The better approach: don't wait for both at once. Spot one takes the money and writes down "I took this, spot three owes a release." If spot three never confirms, spot one reverses the charge. Each step knows exactly what to undo if something breaks. No upfront coordination.
That pattern is a SAGA. Every step has a compensating action ready before anything runs. Stripe uses this for cross-service money movement.
Multiple spots, but who directs customers
Five suya spots now. A new customer walks up and has no idea which one has the shortest queue.
So someone stands at the entrance. Their only job is to look at all five spots and point each new customer to the next free one.
That's a load balancer. It sits in front of your servers and distributes incoming traffic. Nginx handles this well.
That person at the entrance is now a single point of failure. So a backup stands right next to them. First one goes down, the backup steps in. That switch is failover. Running both is a high availability setup.
Rate limiting sits on top of this. One customer can only place so many orders per minute. It won't solve legitimate volume, but it stops bad actors from making things worse.
Something breaks and you don't know where
At 10,000 transactions per second, a failed transaction could have broken at the entrance, the order taker, the payment handler, the records person, or the notification sender. Logs across twenty servers.

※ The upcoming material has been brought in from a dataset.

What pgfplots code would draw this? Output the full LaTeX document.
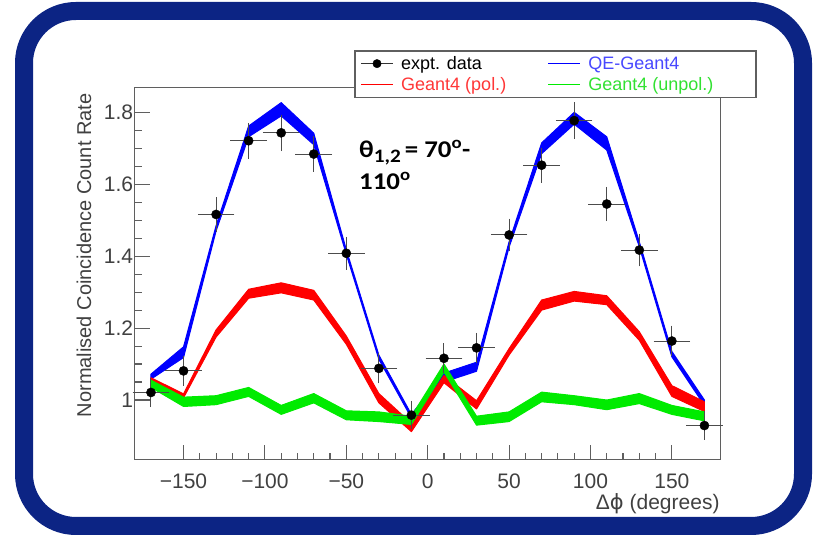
\documentclass[border=0pt]{standalone}
\usepackage{fontspec}
\setmainfont{Liberation Sans}
\newfontfamily\carlito[FakeStretch=1.12]{Carlito}
\newfontfamily\dejavu{DejaVu Sans}
\usepackage{pgfplots}
\pgfplotsset{compat=1.18}
\definecolor{navy}{RGB}{12,36,132}
\definecolor{axgray}{RGB}{95,95,95}
\definecolor{rgreen}{RGB}{0,235,0}
\definecolor{rblue}{RGB}{0,0,255}
\definecolor{rred}{RGB}{255,0,0}
\definecolor{tblue}{RGB}{72,72,255}
\definecolor{tred}{RGB}{255,55,55}
\definecolor{tgreen}{RGB}{50,225,50}
\begin{document}
\begin{tikzpicture}[x=1pt,y=1pt]
\path[use as bounding box] (0pt,0pt) rectangle (815pt,538pt);
\draw[navy, line width=18pt, rounded corners=52pt] (24pt,12pt) rectangle (803pt,527pt);
\begin{axis}[
  at={(134.7pt,78.4pt)}, anchor=south west, scale only axis,
  width=586pt, height=372.3pt, clip=false,
  xmin=-180, xmax=180, ymin=0.8343, ymax=1.8696,
  axis line style={axgray, line width=1.3pt},
  xtick={-150,-100,...,150}, xticklabels={−150,−100,−50,0,50,100,150},
  ytick={1,1.2,1.4,1.6,1.8}, yticklabels={1,1.2,1.4,1.6,1.8},
  minor x tick num=4, minor y tick num=3,
  tick pos=left,
  tick style={axgray, line width=1.1pt},
  major tick length=15pt, minor tick length=7pt,
  tick label style={font=\fontsize{21}{25}\selectfont, text=black!75},
  xticklabel style={yshift=-11pt},
  yticklabel style={xshift=2pt},
  xlabel={Δ{\dejavu ϕ} (degrees)},
  ylabel={Normalised Coincidence Count Rate},
  xlabel style={at={(axis description cs:1.004,-0.1185)}, anchor=east, font=\fontsize{21}{25}\selectfont, text=black!75},
  ylabel style={at={(axis description cs:-0.0865,0.9927)}, anchor=east, font=\fontsize{20}{24}\selectfont, text=black!75},
  legend columns=2, legend cell align=left,
  legend style={draw=none, fill=none, at={(axis description cs:0.3862,1.089)}, anchor=north west,
    font=\fontsize{18}{21}\selectfont, inner sep=0pt, row sep=3pt,
    /tikz/every odd column/.append style={column sep=6pt},
    /tikz/every even column/.append style={column sep=40pt}},
]
% QE-Geant4 band
\addplot[draw=rblue, fill=rblue, line width=1pt, line join=round, forget plot] coordinates {
 (-170,1.072) (-150,1.148) (-130,1.485) (-110,1.762) (-90,1.827) (-70,1.742)
 (-50,1.418) (-30,1.125) (-10,0.960) (10,1.075) (30,1.105) (50,1.440)
 (70,1.715) (90,1.800) (110,1.732) (130,1.440) (150,1.135) (170,1.000)
 (170,0.985) (150,1.120) (130,1.426) (110,1.695) (90,1.767) (70,1.685)
 (50,1.425) (30,1.080) (10,1.050) (-10,0.950) (-30,1.113) (-50,1.405)
 (-70,1.710) (-90,1.790) (-110,1.732) (-130,1.470) (-150,1.118) (-170,1.058)
} -- cycle;
% Geant4 (pol.) band
\addplot[draw=rred, fill=rred, line width=1pt, line join=round, forget plot] coordinates {
 (-170,1.062) (-150,1.017) (-130,1.195) (-110,1.308) (-90,1.326) (-70,1.305)
 (-50,1.178) (-30,1.018) (-10,0.935) (10,1.068) (30,0.998) (50,1.143)
 (70,1.278) (90,1.302) (110,1.290) (130,1.190) (150,1.040) (170,0.995)
 (170,0.968) (150,1.010) (130,1.166) (110,1.265) (90,1.275) (70,1.250)
 (50,1.125) (30,0.975) (10,1.048) (-10,0.912) (-30,0.992) (-50,1.155)
 (-70,1.278) (-90,1.298) (-110,1.283) (-130,1.175) (-150,1.006) (-170,1.050)
} -- cycle;
% Geant4 (unpol.) band
\addplot[draw=rgreen, fill=rgreen, line width=1pt, line join=round, forget plot] coordinates {
 (-170,1.055) (-150,1.008) (-130,1.012) (-110,1.035) (-90,0.985) (-70,1.018)
 (-50,0.970) (-30,0.967) (-10,0.955) (10,1.100) (30,0.955) (50,0.967)
 (70,1.022) (90,1.012) (110,1.000) (130,1.018) (150,0.985) (170,0.967)
 (170,0.942) (150,0.960) (130,0.990) (110,0.973) (90,0.987) (70,0.995)
 (50,0.940) (30,0.930) (10,1.078) (-10,0.932) (-30,0.940) (-50,0.945)
 (-70,0.992) (-90,0.960) (-110,1.010) (-130,0.987) (-150,0.982) (-170,1.035)
} -- cycle;
% experimental data
\addplot[black, only marks, mark=*, mark size=4.6pt, forget plot,
  error bars/.cd, x dir=both, x explicit, y dir=both, y explicit,
  error bar style={black!70, line width=1pt},
  error mark options={black!70, line width=1pt, mark size=2pt}] coordinates {
 (-170,1.021) +- (10,0.035)
 (-150,1.081) +- (10,0.036)
 (-130,1.516) +- (10,0.042)
 (-110,1.721) +- (10,0.044)
 (-90,1.743) +- (10,0.045)
 (-70,1.684) +- (10,0.044)
 (-50,1.408) +- (10,0.040)
 (-30,1.088) +- (10,0.036)
 (-10,0.958) +- (10,0.034)
 (10,1.116) +- (10,0.036)
 (30,1.145) +- (10,0.036)
 (50,1.459) +- (10,0.040)
 (70,1.653) +- (10,0.043)
 (90,1.777) +- (10,0.045)
 (110,1.545) +- (10,0.042)
 (130,1.417) +- (10,0.040)
 (150,1.164) +- (10,0.037)
 (170,0.929) +- (10,0.034)
};
% legend frame (white, covers the top axis line as in ROOT)
\filldraw[fill=white, draw=axgray, line width=1.3pt]
  (rel axis cs:0.3760,0.9731) rectangle (rel axis cs:1.0603,1.0975);
\addlegendimage{legend image code/.code={\node[inner sep=0pt, anchor=west] at (0pt,0pt) {\textcolor{black!80}{\rule[-0.6pt]{32pt}{1.2pt}}}; \fill[color=black, fill=black] (16pt,0pt) circle (4.2pt);}}
\addlegendentry{expt. data}
\addlegendimage{legend image code/.code={\node[inner sep=0pt, anchor=west] at (0pt,0pt) {\textcolor{rblue}{\textcolor{rblue}{\rule[-0.6pt]{32pt}{1.2pt}}}};}}
\addlegendentry{\textcolor{tblue}{QE-Geant4}}
\addlegendimage{legend image code/.code={\node[inner sep=0pt, anchor=west] at (0pt,0pt) {\textcolor{rred}{\rule[-0.6pt]{32pt}{1.2pt}}};}}
\addlegendentry{\textcolor{tred}{Geant4 (pol.)}}
\addlegendimage{legend image code/.code={\node[inner sep=0pt, anchor=west] at (0pt,0pt) {\textcolor{rgreen}{\rule[-0.6pt]{32pt}{1.2pt}}};}}
\addlegendentry{\textcolor{tgreen}{Geant4 (unpol.)}}
\end{axis}
\node[anchor=base west, inner sep=0pt, font=\carlito\bfseries\fontsize{24}{28}\selectfont] at (359pt,380pt)
  {θ\raisebox{-0.35ex}{\fontsize{19}{19}\selectfont 1,2}\,= 70\textsuperscript{o}-};
\node[anchor=base west, inner sep=0pt, font=\carlito\bfseries\fontsize{24}{28}\selectfont] at (359pt,348pt)
  {110\textsuperscript{o}};
\end{tikzpicture}
\end{document}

The fix: stamp every transaction with a unique ID the moment it enters the system, something like txn-8f3a2c, and write that ID into every log it touches. When something breaks, you search that one ID and see the full journey in one place.
That ID is a correlation ID. Following a request across services using it is distributed tracing. Tools like Datadog or the ELK stack pull all those logs into one searchable place.
The full picture
A request comes in. The load balancer sends it to one of several servers, with a standby ready if the active one dies. Rate limiting filters abuse. The server runs SELECT FOR UPDATE to lock the row. Reads hit replicas, writes hit the primary. Sharding splits write load across multiple database nodes. Cross-node transactions use SAGAs so failures don't leave money in limbo. Every step logs a correlation ID that flows into a centralised system where any transaction can be traced end to end.
The suya guy who once stood alone at one grill now runs five locations, a backup at every entrance, a separate person on status checks, and a ledger that knows exactly what to reverse when something goes wrong.
That's a payment system that doesn't lose money.